<<<<

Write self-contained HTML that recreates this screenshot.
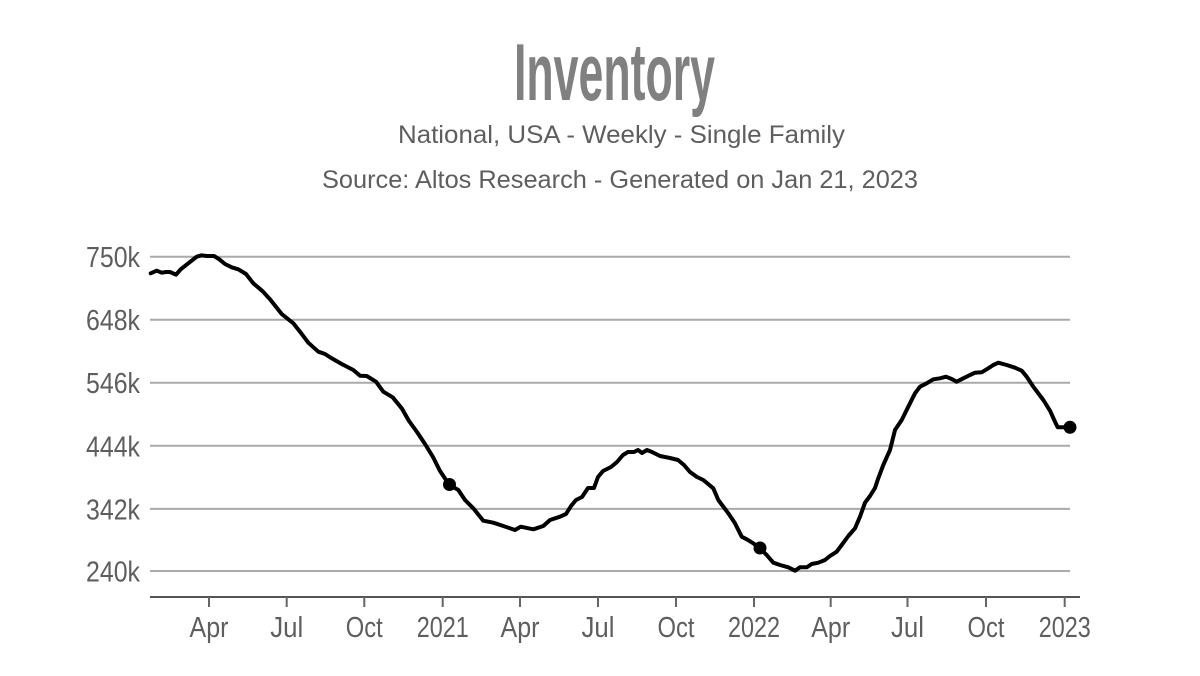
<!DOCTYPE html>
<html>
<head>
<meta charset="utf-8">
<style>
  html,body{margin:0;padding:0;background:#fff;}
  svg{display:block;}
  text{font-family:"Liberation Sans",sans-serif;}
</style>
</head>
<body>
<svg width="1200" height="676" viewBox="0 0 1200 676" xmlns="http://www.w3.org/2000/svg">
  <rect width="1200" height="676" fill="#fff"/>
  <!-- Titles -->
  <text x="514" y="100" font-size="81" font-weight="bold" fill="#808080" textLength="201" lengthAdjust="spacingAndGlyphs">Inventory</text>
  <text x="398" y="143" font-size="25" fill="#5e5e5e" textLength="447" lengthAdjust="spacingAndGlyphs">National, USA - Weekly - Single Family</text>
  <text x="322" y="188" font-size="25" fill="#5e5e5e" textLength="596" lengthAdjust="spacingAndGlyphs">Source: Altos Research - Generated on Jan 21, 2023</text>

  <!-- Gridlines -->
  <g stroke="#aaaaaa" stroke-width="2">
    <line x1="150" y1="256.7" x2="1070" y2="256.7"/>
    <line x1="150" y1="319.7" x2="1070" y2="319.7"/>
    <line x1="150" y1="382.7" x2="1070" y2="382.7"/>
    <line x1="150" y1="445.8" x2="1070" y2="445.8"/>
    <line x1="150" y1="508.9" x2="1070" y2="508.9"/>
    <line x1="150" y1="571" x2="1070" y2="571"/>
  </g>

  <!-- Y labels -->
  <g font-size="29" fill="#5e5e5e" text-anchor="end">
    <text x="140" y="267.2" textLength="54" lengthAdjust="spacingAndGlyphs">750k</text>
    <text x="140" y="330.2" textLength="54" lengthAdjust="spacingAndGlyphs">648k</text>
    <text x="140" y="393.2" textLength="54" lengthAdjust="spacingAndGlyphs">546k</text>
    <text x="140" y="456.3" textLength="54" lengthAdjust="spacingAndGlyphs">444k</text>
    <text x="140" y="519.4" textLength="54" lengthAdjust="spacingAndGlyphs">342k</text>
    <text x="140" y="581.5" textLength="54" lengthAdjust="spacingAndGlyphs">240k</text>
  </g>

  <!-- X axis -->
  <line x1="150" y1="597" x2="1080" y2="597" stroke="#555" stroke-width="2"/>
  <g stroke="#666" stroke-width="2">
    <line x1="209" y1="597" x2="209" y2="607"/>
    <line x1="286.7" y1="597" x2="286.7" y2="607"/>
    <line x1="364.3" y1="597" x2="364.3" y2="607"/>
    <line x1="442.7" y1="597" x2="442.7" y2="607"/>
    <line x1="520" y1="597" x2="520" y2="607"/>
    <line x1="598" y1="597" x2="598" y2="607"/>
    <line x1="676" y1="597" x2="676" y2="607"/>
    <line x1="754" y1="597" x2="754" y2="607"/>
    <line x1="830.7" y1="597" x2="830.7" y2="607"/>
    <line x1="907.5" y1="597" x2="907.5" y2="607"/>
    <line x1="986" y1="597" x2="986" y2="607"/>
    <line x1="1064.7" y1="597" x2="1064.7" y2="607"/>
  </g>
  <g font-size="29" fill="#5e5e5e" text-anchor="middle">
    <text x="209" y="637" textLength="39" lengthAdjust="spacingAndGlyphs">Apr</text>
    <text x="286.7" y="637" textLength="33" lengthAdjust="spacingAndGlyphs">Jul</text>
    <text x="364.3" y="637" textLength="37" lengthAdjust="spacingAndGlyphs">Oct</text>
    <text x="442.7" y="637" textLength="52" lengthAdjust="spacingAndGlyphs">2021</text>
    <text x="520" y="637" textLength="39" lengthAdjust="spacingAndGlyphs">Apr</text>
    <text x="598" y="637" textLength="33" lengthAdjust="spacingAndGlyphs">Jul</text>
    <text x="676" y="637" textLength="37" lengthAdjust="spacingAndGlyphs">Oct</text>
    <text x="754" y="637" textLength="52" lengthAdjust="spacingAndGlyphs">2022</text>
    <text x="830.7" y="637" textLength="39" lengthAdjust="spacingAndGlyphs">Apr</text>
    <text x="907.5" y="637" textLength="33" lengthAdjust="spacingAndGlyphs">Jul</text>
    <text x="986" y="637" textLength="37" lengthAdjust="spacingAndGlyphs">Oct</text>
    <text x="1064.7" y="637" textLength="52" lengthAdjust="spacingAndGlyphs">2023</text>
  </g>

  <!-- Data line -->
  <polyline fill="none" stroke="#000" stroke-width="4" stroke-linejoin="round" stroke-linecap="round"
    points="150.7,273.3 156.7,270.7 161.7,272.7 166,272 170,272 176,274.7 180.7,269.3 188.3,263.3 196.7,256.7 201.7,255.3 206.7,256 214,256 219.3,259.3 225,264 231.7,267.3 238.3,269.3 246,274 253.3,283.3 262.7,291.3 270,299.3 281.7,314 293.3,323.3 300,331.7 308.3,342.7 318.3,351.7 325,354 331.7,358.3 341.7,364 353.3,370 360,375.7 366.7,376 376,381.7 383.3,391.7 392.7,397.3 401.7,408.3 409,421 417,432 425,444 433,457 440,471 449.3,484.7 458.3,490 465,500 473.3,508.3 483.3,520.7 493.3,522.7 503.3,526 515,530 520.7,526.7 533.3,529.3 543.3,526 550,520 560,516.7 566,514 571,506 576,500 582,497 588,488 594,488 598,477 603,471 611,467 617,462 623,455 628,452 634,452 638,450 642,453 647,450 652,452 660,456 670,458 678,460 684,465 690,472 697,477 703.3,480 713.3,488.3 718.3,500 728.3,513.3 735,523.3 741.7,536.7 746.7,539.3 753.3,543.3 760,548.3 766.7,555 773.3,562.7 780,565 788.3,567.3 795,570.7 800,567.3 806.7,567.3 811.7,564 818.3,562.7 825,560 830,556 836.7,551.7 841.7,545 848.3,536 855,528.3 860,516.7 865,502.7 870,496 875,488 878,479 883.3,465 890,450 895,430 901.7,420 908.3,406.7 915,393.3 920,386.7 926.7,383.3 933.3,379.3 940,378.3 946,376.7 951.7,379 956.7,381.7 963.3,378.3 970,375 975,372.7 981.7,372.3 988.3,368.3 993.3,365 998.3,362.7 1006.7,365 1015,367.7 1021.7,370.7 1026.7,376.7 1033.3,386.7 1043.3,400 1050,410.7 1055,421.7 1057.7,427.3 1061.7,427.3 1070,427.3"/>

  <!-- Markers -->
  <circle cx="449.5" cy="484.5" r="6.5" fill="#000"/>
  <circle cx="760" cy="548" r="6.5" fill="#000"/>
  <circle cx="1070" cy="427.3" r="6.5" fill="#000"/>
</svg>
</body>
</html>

>>>>

Go from the first line of the data above to the line containing "Jan 21, 2023</text>" and retype exactly those lines, both included, but none of the pictures.

Write self-contained HTML that recreates this screenshot.
<!DOCTYPE html>
<html>
<head>
<meta charset="utf-8">
<style>
  html,body{margin:0;padding:0;background:#fff;}
  svg{display:block;}
  text{font-family:"Liberation Sans",sans-serif;}
</style>
</head>
<body>
<svg width="1200" height="676" viewBox="0 0 1200 676" xmlns="http://www.w3.org/2000/svg">
  <rect width="1200" height="676" fill="#fff"/>
  <!-- Titles -->
  <text x="514" y="100" font-size="81" font-weight="bold" fill="#808080" textLength="201" lengthAdjust="spacingAndGlyphs">Inventory</text>
  <text x="398" y="143" font-size="25" fill="#5e5e5e" textLength="447" lengthAdjust="spacingAndGlyphs">National, USA - Weekly - Single Family</text>
  <text x="322" y="188" font-size="25" fill="#5e5e5e" textLength="596" lengthAdjust="spacingAndGlyphs">Source: Altos Research - Generated on Jan 21, 2023</text>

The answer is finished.